____ INFORMATION SHOWN

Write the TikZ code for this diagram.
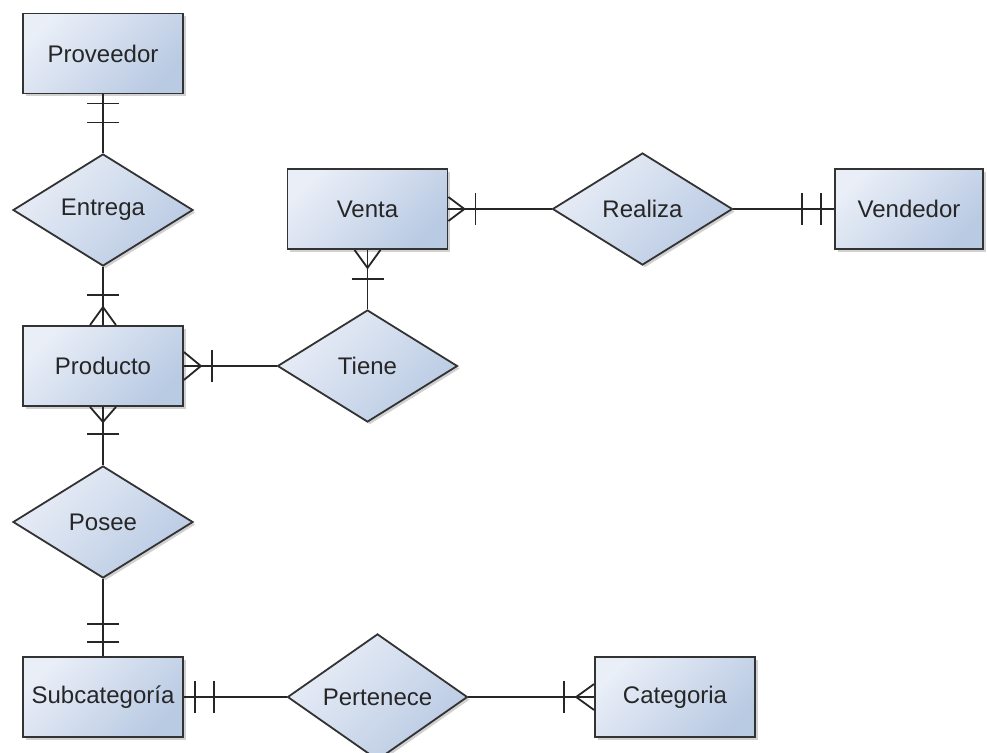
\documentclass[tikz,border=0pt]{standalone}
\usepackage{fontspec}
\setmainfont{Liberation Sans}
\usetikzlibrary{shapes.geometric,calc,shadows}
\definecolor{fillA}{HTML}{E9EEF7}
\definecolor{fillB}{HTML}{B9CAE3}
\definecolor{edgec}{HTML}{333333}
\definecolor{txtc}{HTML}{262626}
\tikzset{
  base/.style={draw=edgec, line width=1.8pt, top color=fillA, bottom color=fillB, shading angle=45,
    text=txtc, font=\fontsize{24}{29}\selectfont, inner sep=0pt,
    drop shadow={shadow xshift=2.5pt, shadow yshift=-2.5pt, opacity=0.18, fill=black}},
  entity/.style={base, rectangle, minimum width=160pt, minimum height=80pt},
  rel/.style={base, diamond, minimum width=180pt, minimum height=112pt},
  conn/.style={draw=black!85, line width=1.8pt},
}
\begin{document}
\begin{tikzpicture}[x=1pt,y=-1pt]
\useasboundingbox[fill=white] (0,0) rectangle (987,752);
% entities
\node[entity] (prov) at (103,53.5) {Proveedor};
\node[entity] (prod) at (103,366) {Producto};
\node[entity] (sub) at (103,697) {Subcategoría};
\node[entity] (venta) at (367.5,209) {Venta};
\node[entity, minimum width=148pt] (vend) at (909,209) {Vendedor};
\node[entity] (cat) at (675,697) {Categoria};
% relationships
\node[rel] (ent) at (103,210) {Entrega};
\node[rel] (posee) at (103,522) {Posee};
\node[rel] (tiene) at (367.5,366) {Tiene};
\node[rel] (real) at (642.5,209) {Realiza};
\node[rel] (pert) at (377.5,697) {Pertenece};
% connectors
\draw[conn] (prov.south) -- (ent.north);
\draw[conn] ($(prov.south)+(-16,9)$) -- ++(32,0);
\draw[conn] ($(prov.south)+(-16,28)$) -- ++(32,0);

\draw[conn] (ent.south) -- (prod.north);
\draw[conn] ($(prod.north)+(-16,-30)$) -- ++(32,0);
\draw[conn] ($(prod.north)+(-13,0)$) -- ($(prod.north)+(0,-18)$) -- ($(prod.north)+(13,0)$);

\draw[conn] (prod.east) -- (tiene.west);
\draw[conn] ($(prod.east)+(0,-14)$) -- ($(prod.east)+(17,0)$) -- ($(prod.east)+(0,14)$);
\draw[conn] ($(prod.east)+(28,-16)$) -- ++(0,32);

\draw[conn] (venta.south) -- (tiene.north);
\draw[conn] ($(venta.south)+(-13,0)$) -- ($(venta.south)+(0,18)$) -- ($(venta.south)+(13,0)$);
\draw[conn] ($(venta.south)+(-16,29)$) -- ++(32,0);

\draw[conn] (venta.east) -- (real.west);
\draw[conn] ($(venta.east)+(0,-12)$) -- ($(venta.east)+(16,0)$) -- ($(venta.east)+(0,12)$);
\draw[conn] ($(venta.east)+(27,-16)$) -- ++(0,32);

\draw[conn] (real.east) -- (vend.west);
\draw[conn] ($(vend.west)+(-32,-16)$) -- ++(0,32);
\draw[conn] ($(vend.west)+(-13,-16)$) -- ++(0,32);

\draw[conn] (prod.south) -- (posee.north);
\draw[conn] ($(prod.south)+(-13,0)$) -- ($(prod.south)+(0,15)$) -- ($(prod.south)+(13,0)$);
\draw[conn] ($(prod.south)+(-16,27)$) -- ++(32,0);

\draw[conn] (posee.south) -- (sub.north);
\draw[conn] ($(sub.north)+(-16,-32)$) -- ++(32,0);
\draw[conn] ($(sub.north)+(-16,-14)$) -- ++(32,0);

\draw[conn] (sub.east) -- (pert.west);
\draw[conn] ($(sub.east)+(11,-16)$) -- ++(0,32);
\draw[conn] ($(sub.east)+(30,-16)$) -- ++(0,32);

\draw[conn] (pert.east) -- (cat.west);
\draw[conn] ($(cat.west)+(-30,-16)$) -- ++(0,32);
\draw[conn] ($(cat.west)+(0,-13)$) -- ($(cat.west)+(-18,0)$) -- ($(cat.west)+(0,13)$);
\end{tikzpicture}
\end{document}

________

▶ **PROBLEM DESCRIPTION**
Print out the whole of the material word for word, without pictures.

▶ **WRITTEN ANSWER**
Write the TikZ code for this diagram.
\documentclass[tikz,border=0pt]{standalone}
\usepackage{fontspec}
\setmainfont{Liberation Sans}
\usetikzlibrary{shapes.geometric,calc,shadows}
\definecolor{fillA}{HTML}{E9EEF7}
\definecolor{fillB}{HTML}{B9CAE3}
\definecolor{edgec}{HTML}{333333}
\definecolor{txtc}{HTML}{262626}
\tikzset{
  base/.style={draw=edgec, line width=1.8pt, top color=fillA, bottom color=fillB, shading angle=45,
    text=txtc, font=\fontsize{24}{29}\selectfont, inner sep=0pt,
    drop shadow={shadow xshift=2.5pt, shadow yshift=-2.5pt, opacity=0.18, fill=black}},
  entity/.style={base, rectangle, minimum width=160pt, minimum height=80pt},
  rel/.style={base, diamond, minimum width=180pt, minimum height=112pt},
  conn/.style={draw=black!85, line width=1.8pt},
}
\begin{document}
\begin{tikzpicture}[x=1pt,y=-1pt]
\useasboundingbox[fill=white] (0,0) rectangle (987,752);
% entities
\node[entity] (prov) at (103,53.5) {Proveedor};
\node[entity] (prod) at (103,366) {Producto};
\node[entity] (sub) at (103,697) {Subcategoría};
\node[entity] (venta) at (367.5,209) {Venta};
\node[entity, minimum width=148pt] (vend) at (909,209) {Vendedor};
\node[entity] (cat) at (675,697) {Categoria};
% relationships
\node[rel] (ent) at (103,210) {Entrega};
\node[rel] (posee) at (103,522) {Posee};
\node[rel] (tiene) at (367.5,366) {Tiene};
\node[rel] (real) at (642.5,209) {Realiza};
\node[rel] (pert) at (377.5,697) {Pertenece};
% connectors
\draw[conn] (prov.south) -- (ent.north);
\draw[conn] ($(prov.south)+(-16,9)$) -- ++(32,0);
\draw[conn] ($(prov.south)+(-16,28)$) -- ++(32,0);

\draw[conn] (ent.south) -- (prod.north);
\draw[conn] ($(prod.north)+(-16,-30)$) -- ++(32,0);
\draw[conn] ($(prod.north)+(-13,0)$) -- ($(prod.north)+(0,-18)$) -- ($(prod.north)+(13,0)$);

\draw[conn] (prod.east) -- (tiene.west);
\draw[conn] ($(prod.east)+(0,-14)$) -- ($(prod.east)+(17,0)$) -- ($(prod.east)+(0,14)$);
\draw[conn] ($(prod.east)+(28,-16)$) -- ++(0,32);

\draw[conn] (venta.south) -- (tiene.north);
\draw[conn] ($(venta.south)+(-13,0)$) -- ($(venta.south)+(0,18)$) -- ($(venta.south)+(13,0)$);
\draw[conn] ($(venta.south)+(-16,29)$) -- ++(32,0);

\draw[conn] (venta.east) -- (real.west);
\draw[conn] ($(venta.east)+(0,-12)$) -- ($(venta.east)+(16,0)$) -- ($(venta.east)+(0,12)$);
\draw[conn] ($(venta.east)+(27,-16)$) -- ++(0,32);

\draw[conn] (real.east) -- (vend.west);
\draw[conn] ($(vend.west)+(-32,-16)$) -- ++(0,32);
\draw[conn] ($(vend.west)+(-13,-16)$) -- ++(0,32);

\draw[conn] (prod.south) -- (posee.north);
\draw[conn] ($(prod.south)+(-13,0)$) -- ($(prod.south)+(0,15)$) -- ($(prod.south)+(13,0)$);
\draw[conn] ($(prod.south)+(-16,27)$) -- ++(32,0);

\draw[conn] (posee.south) -- (sub.north);
\draw[conn] ($(sub.north)+(-16,-32)$) -- ++(32,0);
\draw[conn] ($(sub.north)+(-16,-14)$) -- ++(32,0);

\draw[conn] (sub.east) -- (pert.west);
\draw[conn] ($(sub.east)+(11,-16)$) -- ++(0,32);
\draw[conn] ($(sub.east)+(30,-16)$) -- ++(0,32);

\draw[conn] (pert.east) -- (cat.west);
\draw[conn] ($(cat.west)+(-30,-16)$) -- ++(0,32);
\draw[conn] ($(cat.west)+(0,-13)$) -- ($(cat.west)+(-18,0)$) -- ($(cat.west)+(0,13)$);
\end{tikzpicture}
\end{document}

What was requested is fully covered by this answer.